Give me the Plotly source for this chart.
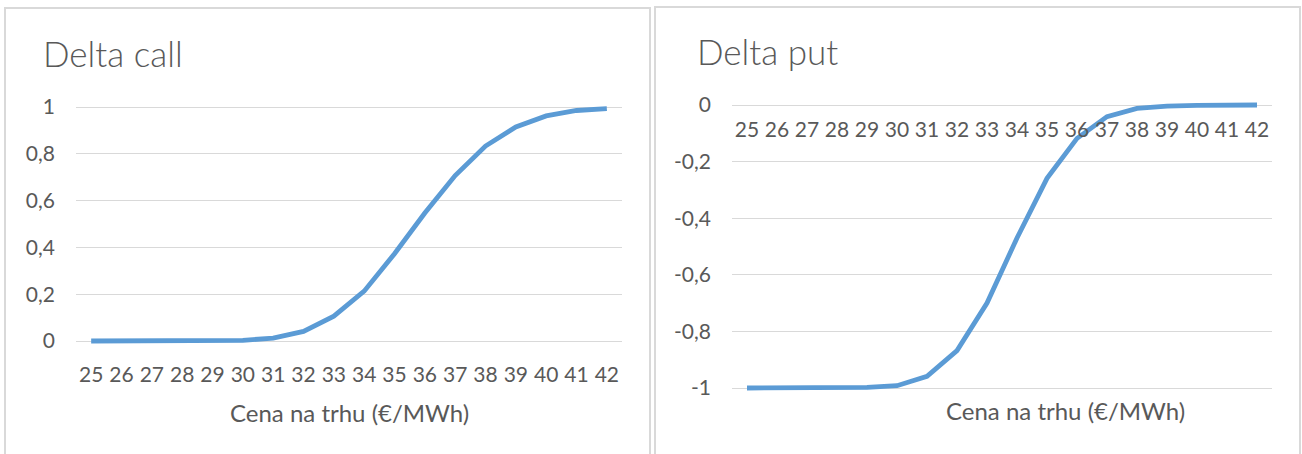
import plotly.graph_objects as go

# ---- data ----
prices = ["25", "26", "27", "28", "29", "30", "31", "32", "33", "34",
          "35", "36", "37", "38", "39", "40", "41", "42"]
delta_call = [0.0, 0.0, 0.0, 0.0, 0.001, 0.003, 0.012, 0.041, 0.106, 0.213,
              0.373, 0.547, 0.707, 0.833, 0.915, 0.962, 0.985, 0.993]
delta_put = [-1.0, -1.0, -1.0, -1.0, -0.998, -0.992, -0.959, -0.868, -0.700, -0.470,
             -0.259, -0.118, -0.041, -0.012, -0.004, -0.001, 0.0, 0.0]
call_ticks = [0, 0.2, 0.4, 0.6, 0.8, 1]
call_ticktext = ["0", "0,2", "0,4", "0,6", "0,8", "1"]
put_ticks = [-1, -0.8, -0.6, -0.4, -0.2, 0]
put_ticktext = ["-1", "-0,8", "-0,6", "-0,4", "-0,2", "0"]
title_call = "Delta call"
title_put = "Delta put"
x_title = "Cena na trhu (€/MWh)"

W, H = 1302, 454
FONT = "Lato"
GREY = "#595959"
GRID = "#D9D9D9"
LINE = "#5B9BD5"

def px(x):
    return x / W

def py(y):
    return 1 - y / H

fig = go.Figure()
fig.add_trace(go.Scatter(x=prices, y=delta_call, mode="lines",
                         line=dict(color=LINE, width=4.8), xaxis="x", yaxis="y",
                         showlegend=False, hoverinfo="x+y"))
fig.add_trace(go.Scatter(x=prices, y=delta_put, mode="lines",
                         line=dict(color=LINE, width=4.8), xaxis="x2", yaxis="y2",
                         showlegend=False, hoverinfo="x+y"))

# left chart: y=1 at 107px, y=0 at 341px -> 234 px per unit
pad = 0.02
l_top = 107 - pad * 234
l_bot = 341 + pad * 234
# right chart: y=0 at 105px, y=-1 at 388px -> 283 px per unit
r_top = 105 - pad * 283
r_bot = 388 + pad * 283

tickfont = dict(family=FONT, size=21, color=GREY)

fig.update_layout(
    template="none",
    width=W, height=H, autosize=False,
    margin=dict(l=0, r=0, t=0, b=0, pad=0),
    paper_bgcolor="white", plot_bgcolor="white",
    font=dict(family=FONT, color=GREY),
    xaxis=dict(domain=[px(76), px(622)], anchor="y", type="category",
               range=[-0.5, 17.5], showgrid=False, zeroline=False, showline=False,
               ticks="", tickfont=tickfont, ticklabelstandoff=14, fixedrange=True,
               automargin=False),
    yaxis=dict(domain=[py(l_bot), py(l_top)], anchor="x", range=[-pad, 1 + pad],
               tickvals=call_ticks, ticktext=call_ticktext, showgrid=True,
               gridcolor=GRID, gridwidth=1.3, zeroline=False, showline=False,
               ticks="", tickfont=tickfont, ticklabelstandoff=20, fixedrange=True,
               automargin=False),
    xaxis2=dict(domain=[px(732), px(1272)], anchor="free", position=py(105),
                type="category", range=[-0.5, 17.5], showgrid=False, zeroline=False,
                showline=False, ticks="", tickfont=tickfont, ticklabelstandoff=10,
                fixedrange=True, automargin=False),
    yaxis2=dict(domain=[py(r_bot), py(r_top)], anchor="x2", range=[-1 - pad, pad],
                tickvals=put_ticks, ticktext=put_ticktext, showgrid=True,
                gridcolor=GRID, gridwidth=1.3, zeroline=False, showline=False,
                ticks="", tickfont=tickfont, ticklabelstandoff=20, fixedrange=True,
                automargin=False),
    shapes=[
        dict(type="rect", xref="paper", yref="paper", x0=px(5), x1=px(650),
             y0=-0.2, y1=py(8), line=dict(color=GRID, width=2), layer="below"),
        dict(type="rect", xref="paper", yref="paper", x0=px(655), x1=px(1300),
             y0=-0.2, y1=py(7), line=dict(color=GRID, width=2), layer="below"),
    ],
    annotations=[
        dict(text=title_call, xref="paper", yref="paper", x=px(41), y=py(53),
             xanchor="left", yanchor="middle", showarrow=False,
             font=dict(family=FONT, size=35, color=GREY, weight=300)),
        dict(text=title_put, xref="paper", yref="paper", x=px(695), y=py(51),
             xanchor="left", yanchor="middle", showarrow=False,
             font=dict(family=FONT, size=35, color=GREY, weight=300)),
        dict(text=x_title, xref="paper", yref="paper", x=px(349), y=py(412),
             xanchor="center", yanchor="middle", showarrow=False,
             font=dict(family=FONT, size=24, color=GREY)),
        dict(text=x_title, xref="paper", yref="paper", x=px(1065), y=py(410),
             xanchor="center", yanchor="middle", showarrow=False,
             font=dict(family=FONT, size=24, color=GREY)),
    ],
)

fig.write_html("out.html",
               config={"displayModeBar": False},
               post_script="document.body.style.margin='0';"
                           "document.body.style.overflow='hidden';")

++++++++

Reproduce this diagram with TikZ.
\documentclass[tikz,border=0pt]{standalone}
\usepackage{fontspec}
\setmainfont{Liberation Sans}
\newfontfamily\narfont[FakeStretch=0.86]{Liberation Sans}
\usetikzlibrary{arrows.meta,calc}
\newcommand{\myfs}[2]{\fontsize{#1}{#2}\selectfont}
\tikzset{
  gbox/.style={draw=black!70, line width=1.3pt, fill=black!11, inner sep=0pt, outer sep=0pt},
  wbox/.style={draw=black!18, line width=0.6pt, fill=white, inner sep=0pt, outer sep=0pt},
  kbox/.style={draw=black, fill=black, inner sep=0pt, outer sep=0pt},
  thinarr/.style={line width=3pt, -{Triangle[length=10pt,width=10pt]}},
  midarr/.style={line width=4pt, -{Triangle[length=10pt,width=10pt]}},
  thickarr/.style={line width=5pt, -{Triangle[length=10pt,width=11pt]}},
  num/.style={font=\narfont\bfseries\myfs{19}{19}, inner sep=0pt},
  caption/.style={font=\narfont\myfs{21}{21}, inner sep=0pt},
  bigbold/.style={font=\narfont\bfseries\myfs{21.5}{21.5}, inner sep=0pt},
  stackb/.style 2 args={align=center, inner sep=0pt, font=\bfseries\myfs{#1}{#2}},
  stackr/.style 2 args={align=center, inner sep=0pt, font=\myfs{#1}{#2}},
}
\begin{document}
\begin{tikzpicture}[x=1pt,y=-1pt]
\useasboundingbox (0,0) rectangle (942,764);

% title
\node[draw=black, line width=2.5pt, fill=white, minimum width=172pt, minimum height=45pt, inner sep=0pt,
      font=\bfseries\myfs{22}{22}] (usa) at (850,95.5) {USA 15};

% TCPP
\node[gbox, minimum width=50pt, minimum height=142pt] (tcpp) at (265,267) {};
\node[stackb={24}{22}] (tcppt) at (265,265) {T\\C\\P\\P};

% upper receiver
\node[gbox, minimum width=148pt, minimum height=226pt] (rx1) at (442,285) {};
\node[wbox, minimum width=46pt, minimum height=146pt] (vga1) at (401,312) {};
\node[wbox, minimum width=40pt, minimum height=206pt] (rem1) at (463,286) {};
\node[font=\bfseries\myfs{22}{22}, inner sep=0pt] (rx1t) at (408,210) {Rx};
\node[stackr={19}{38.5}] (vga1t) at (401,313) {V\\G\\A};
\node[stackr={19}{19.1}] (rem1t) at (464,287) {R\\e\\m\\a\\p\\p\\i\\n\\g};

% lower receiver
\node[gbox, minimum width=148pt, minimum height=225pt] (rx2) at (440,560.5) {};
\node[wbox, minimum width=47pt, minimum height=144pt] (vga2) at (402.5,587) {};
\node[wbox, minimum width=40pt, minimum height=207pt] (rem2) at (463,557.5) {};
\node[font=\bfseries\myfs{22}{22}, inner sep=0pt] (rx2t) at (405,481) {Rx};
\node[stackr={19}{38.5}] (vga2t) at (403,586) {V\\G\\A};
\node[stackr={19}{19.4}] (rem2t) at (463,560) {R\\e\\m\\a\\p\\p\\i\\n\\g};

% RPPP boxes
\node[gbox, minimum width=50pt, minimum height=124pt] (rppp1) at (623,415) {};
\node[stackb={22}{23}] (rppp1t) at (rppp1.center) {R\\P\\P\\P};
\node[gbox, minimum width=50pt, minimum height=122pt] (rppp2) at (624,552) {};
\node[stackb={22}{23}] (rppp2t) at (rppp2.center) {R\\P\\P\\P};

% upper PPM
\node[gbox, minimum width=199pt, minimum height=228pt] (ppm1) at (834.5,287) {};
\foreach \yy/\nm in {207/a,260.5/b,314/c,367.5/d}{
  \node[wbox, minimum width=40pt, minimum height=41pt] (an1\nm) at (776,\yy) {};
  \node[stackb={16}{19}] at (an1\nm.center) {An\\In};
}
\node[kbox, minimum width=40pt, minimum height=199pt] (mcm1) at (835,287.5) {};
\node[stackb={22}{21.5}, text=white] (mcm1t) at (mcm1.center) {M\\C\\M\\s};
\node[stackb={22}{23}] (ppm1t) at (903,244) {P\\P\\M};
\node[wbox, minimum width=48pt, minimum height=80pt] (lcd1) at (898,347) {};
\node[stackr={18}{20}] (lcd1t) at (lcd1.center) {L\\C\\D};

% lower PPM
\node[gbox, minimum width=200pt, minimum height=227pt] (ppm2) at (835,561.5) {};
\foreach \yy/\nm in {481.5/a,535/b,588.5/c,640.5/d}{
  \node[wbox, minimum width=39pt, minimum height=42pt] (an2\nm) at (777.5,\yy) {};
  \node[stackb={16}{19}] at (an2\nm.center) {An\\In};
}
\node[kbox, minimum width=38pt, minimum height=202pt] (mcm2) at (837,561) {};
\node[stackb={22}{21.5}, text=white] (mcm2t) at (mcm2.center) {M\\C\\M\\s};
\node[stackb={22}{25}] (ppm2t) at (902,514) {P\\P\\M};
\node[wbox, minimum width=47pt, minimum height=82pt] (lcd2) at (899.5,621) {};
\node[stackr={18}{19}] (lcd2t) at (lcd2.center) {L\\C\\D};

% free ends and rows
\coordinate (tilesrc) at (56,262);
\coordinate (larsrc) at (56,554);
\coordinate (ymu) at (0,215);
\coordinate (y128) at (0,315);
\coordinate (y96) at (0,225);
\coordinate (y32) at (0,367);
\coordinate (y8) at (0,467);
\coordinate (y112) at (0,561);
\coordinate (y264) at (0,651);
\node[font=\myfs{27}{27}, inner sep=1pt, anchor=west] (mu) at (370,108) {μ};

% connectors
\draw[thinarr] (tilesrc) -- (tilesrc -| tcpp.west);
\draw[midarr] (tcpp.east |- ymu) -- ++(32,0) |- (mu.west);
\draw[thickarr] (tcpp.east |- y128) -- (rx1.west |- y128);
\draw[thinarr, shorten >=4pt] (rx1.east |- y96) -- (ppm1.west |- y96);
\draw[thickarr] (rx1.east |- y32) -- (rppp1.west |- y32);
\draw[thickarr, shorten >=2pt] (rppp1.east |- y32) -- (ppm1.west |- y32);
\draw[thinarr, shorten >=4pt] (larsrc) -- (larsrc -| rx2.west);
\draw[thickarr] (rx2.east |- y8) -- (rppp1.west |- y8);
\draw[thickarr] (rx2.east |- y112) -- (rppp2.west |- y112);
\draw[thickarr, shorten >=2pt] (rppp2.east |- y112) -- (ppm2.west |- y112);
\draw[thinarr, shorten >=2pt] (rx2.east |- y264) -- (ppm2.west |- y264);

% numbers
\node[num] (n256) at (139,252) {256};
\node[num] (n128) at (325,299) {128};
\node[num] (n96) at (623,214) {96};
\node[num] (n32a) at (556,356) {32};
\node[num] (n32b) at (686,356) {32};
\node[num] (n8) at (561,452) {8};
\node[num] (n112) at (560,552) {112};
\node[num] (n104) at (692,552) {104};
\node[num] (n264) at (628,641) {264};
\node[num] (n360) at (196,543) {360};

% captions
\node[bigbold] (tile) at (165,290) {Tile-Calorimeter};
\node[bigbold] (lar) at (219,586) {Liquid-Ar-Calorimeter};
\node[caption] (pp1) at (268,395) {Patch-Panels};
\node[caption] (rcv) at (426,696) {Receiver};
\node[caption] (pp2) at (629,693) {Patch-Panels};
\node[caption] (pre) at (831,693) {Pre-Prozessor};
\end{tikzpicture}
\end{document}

++++++++

### To do
From the listing above, copy all lines holding the word "this".

### Solution below
Give me the Plotly source for this chart.
Reproduce this diagram with TikZ.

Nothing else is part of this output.